>>>
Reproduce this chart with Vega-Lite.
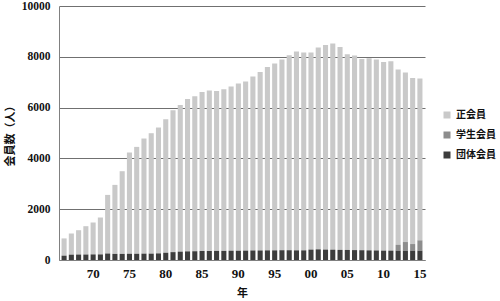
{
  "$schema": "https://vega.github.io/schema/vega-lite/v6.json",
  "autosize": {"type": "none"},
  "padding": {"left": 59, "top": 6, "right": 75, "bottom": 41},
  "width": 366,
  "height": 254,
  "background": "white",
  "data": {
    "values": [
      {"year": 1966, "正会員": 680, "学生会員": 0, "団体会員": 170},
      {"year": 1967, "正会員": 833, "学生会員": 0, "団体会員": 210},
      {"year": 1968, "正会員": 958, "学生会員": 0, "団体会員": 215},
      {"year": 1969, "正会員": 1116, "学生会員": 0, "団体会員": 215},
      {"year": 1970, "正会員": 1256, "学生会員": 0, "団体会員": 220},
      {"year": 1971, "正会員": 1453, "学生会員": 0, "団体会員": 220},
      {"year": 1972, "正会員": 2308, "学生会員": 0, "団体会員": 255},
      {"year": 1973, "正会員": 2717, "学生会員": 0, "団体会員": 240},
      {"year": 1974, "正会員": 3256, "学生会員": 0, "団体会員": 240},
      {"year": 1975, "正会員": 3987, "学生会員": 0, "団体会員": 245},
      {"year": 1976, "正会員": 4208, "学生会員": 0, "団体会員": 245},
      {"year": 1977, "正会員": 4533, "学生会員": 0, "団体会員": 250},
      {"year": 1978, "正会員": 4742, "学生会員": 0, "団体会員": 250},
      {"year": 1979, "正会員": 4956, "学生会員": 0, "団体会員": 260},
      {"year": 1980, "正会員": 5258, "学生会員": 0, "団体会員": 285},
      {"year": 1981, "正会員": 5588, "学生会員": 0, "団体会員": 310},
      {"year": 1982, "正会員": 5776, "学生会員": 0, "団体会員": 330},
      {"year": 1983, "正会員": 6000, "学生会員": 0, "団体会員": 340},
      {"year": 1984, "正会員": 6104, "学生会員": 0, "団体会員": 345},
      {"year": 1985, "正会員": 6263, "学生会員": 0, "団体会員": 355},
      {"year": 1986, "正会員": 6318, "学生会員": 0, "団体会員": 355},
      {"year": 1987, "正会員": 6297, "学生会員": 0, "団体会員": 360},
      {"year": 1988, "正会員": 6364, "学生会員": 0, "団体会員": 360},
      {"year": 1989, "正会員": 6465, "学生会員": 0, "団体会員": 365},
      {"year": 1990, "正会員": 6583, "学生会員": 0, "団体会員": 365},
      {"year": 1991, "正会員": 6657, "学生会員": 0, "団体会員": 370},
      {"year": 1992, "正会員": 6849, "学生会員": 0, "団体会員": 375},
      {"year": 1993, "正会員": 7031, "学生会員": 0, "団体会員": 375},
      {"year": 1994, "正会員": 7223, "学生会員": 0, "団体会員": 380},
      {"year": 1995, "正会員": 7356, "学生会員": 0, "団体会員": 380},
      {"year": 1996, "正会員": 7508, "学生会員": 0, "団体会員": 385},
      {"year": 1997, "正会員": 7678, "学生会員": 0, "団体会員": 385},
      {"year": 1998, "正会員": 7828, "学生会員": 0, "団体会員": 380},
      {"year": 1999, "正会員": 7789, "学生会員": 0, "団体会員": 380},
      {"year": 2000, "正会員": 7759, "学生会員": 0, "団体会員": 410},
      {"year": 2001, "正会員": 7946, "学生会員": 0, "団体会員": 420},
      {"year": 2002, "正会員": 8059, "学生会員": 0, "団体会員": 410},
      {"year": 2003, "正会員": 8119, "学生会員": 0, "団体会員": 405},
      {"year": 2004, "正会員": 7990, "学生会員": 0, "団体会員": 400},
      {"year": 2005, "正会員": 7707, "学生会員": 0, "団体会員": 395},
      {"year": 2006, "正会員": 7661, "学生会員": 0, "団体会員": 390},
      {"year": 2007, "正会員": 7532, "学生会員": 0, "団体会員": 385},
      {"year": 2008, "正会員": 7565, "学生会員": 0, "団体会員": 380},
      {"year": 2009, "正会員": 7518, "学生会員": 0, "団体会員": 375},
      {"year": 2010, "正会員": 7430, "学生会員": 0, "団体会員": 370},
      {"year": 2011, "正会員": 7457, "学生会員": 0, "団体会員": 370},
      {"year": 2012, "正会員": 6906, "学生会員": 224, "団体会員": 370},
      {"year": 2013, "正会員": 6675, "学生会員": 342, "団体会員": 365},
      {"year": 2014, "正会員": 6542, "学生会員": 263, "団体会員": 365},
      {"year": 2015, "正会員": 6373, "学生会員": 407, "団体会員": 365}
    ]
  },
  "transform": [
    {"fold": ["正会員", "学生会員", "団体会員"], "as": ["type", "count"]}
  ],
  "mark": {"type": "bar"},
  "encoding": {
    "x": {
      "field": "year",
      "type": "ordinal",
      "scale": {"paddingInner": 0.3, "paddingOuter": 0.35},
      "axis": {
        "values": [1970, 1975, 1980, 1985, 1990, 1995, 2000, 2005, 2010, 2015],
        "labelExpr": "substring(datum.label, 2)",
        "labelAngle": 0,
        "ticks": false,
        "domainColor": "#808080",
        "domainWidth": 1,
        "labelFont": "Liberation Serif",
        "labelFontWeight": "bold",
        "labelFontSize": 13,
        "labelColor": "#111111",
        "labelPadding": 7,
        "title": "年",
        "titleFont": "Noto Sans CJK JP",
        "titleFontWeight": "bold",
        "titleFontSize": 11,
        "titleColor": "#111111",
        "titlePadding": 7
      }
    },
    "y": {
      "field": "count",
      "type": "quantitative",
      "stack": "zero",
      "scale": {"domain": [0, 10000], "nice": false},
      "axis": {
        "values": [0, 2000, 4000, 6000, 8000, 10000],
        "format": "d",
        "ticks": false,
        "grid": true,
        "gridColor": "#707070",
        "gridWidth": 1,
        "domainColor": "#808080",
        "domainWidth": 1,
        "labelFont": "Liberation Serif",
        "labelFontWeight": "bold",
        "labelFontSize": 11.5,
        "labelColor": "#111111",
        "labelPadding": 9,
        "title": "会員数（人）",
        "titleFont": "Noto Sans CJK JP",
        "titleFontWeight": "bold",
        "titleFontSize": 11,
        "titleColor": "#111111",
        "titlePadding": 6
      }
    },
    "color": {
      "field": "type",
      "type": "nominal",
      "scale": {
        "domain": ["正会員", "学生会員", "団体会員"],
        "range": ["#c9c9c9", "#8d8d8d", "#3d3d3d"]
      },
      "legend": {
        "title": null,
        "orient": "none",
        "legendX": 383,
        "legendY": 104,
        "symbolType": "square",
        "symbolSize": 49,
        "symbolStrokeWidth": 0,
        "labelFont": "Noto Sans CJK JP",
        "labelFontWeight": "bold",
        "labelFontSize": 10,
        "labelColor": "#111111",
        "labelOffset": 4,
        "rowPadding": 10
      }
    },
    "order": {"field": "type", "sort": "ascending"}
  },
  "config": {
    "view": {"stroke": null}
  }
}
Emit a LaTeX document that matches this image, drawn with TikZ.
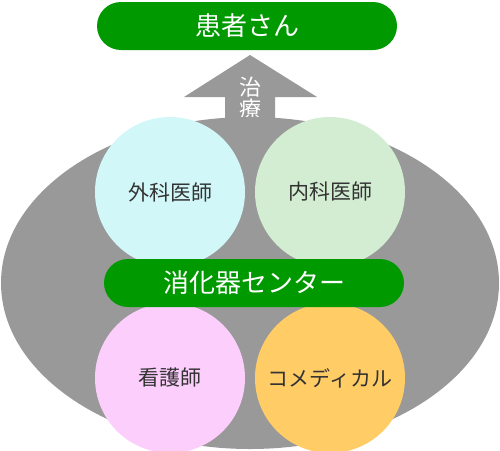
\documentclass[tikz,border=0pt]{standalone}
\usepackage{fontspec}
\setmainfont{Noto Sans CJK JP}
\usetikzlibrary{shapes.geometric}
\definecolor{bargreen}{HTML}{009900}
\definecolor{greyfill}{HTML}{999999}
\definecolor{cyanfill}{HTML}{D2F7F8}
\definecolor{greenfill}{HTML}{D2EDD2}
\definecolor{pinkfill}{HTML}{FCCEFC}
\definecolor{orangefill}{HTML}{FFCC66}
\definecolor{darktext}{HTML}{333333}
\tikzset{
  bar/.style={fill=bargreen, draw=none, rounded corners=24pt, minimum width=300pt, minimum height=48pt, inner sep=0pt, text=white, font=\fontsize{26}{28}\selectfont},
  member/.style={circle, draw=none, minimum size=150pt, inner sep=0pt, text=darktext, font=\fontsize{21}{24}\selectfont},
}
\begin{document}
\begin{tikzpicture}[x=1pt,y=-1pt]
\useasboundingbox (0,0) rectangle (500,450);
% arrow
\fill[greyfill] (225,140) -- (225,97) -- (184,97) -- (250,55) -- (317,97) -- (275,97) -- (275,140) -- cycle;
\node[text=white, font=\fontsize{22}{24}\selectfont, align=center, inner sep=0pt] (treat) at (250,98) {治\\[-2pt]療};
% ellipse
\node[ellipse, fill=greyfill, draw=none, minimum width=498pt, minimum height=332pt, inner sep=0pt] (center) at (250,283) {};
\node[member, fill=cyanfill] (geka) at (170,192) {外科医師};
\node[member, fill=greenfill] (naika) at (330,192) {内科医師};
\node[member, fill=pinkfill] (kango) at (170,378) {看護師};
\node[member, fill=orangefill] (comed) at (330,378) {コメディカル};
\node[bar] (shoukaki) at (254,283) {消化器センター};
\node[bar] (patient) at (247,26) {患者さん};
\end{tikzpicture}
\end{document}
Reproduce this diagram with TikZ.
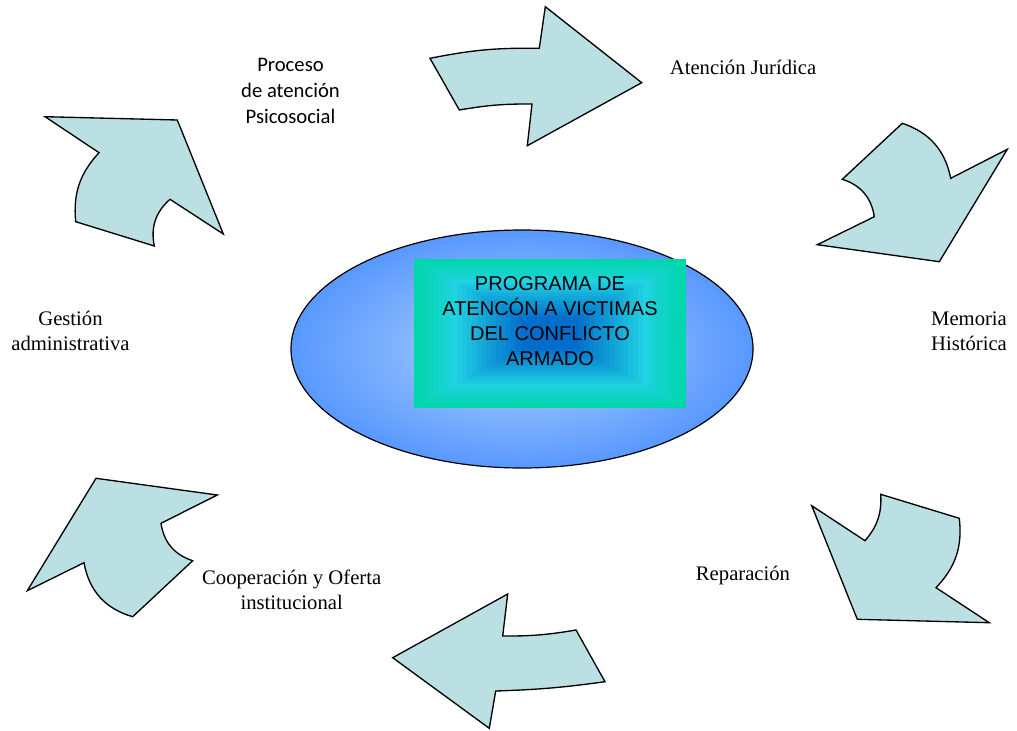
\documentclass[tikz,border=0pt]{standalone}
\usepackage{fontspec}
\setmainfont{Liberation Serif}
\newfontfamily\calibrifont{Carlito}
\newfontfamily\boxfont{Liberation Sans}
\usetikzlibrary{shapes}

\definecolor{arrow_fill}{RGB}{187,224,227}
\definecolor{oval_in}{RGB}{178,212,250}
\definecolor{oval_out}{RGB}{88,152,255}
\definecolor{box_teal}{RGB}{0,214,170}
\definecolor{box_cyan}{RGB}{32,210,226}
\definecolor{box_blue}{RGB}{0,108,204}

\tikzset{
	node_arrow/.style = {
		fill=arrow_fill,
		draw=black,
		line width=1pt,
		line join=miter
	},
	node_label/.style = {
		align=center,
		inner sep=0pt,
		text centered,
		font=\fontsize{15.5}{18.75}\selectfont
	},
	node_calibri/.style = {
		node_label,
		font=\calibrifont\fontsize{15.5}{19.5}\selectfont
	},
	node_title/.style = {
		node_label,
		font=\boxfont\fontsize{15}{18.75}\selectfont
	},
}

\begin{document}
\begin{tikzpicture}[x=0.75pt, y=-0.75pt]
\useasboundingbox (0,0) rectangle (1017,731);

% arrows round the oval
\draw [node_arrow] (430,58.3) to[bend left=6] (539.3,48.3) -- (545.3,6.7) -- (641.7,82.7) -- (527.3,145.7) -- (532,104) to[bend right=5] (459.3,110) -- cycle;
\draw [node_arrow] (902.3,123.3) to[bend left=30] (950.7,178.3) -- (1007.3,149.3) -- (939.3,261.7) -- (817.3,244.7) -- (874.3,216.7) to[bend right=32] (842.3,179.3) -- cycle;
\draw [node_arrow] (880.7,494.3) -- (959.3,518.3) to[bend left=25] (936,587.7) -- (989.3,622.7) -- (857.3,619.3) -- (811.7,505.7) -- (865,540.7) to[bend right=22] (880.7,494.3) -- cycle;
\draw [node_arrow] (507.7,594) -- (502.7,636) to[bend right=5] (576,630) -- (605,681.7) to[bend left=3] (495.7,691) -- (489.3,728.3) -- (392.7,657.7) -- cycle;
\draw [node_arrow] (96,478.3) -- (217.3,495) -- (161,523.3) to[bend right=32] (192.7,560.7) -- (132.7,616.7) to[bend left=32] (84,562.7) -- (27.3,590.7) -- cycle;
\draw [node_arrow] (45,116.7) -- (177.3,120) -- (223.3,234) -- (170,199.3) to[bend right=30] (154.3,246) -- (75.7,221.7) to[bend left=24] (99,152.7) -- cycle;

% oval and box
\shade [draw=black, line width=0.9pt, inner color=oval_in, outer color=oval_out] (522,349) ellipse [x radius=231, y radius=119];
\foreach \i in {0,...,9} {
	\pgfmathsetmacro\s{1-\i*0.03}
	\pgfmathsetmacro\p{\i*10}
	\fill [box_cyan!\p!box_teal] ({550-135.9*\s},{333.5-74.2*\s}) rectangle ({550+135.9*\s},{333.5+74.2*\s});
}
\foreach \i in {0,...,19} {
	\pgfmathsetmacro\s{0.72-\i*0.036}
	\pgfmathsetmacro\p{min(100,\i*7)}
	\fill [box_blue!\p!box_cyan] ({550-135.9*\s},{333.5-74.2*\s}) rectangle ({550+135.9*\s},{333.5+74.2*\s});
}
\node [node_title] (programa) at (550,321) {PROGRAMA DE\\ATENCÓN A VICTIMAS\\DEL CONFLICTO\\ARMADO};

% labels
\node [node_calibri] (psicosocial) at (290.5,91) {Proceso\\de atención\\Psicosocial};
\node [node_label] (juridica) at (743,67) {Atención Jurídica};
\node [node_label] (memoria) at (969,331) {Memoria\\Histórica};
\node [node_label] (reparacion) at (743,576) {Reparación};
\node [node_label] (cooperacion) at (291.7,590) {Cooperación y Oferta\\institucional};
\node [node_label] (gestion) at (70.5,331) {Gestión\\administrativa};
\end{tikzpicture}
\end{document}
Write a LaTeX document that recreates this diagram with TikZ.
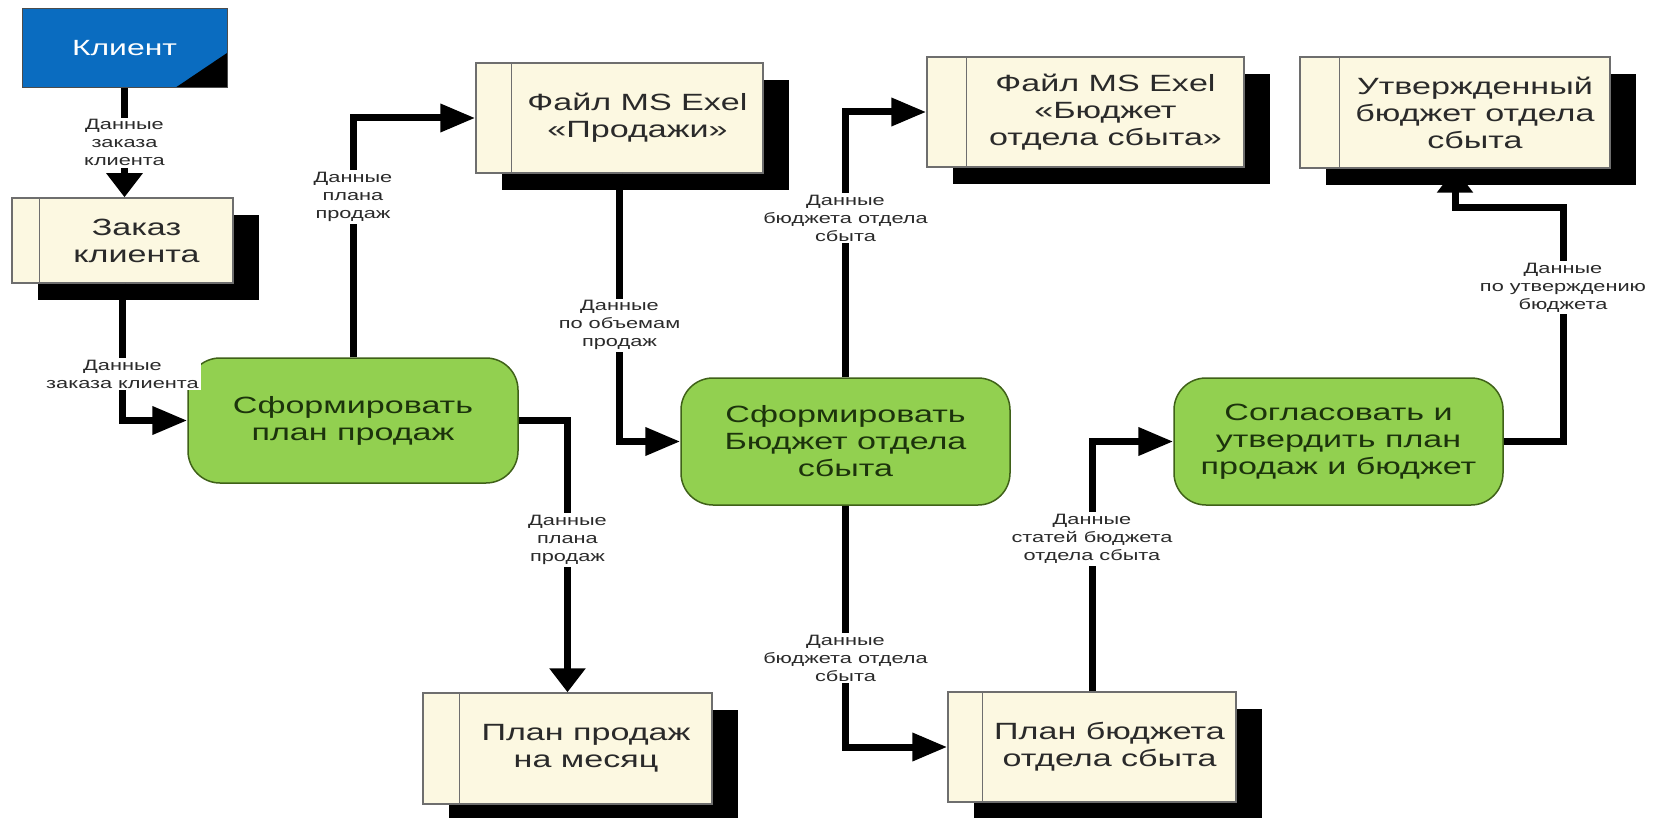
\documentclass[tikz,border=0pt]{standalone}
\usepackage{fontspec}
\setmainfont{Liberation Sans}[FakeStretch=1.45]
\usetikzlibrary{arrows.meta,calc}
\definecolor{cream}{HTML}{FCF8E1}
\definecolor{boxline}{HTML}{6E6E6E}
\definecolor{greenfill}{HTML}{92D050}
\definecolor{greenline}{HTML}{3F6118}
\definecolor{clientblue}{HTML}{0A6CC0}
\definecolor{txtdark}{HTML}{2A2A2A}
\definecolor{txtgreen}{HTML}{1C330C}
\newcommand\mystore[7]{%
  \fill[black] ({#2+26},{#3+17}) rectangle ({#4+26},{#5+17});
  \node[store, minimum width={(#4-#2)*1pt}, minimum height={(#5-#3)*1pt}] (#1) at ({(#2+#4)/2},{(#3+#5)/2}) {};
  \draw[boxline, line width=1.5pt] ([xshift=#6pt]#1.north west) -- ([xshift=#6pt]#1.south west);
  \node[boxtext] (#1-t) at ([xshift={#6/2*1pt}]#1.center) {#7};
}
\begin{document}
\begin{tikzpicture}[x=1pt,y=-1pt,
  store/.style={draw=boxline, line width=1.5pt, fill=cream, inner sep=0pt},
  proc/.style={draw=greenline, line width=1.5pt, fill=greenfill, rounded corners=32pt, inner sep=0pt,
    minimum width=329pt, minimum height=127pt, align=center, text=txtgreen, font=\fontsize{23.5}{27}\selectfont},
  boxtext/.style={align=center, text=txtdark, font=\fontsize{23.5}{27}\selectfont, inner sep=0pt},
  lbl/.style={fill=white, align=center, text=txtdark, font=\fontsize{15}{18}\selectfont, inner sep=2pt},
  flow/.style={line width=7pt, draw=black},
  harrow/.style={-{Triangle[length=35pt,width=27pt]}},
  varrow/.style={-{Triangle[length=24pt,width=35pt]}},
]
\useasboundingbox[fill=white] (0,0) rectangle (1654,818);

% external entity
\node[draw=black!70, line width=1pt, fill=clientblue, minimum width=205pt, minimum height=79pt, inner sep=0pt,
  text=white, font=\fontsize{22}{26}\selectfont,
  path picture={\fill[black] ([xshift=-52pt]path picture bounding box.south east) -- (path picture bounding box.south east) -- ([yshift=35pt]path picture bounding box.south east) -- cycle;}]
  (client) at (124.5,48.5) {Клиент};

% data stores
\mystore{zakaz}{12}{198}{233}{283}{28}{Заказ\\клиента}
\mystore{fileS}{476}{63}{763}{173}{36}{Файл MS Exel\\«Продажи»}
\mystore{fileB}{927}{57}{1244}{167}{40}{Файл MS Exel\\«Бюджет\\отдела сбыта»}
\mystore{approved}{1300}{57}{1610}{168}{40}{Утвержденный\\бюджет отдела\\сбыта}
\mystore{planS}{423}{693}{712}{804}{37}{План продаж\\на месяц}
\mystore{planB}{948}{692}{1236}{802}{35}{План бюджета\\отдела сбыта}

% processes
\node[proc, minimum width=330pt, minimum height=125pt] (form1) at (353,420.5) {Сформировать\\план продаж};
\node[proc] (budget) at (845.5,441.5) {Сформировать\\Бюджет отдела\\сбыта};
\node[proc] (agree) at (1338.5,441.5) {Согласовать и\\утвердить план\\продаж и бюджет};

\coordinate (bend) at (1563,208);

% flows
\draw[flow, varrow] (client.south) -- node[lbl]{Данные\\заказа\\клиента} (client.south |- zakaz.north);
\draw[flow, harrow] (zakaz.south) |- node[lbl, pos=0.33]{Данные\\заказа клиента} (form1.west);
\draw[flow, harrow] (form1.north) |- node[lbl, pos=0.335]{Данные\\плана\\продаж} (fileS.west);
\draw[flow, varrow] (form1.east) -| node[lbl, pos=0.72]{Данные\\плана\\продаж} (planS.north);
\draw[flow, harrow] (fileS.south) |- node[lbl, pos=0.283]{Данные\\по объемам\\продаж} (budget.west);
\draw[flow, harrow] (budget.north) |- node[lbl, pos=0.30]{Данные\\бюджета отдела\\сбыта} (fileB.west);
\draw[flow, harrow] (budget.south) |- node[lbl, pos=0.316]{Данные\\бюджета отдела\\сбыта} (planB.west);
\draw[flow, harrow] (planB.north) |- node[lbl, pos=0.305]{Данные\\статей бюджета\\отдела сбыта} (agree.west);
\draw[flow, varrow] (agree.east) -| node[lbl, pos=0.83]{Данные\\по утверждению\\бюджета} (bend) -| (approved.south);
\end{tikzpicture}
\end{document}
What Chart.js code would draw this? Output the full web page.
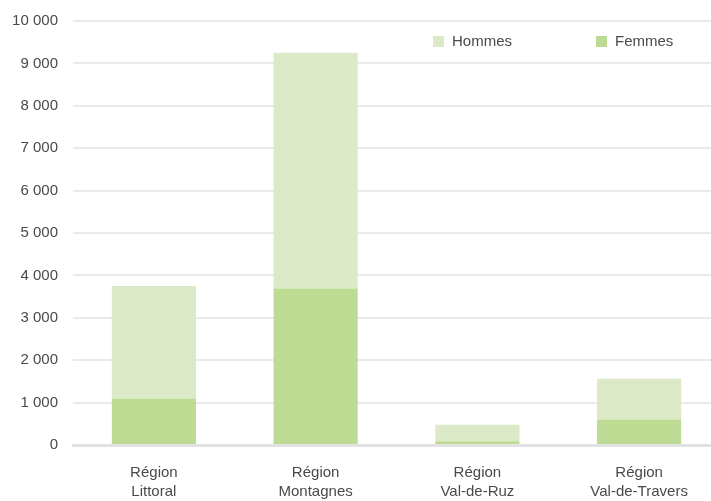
<<<
*Directions:* Go through the listing above and pull out each line containing the word "with".

*The solution:*
Reproduce this chart with Vega-Lite.
Emit a LaTeX document that matches this image, drawn with TikZ.
Reproduce this diagram with TikZ.
Write a LaTeX document that recreates this diagram with TikZ.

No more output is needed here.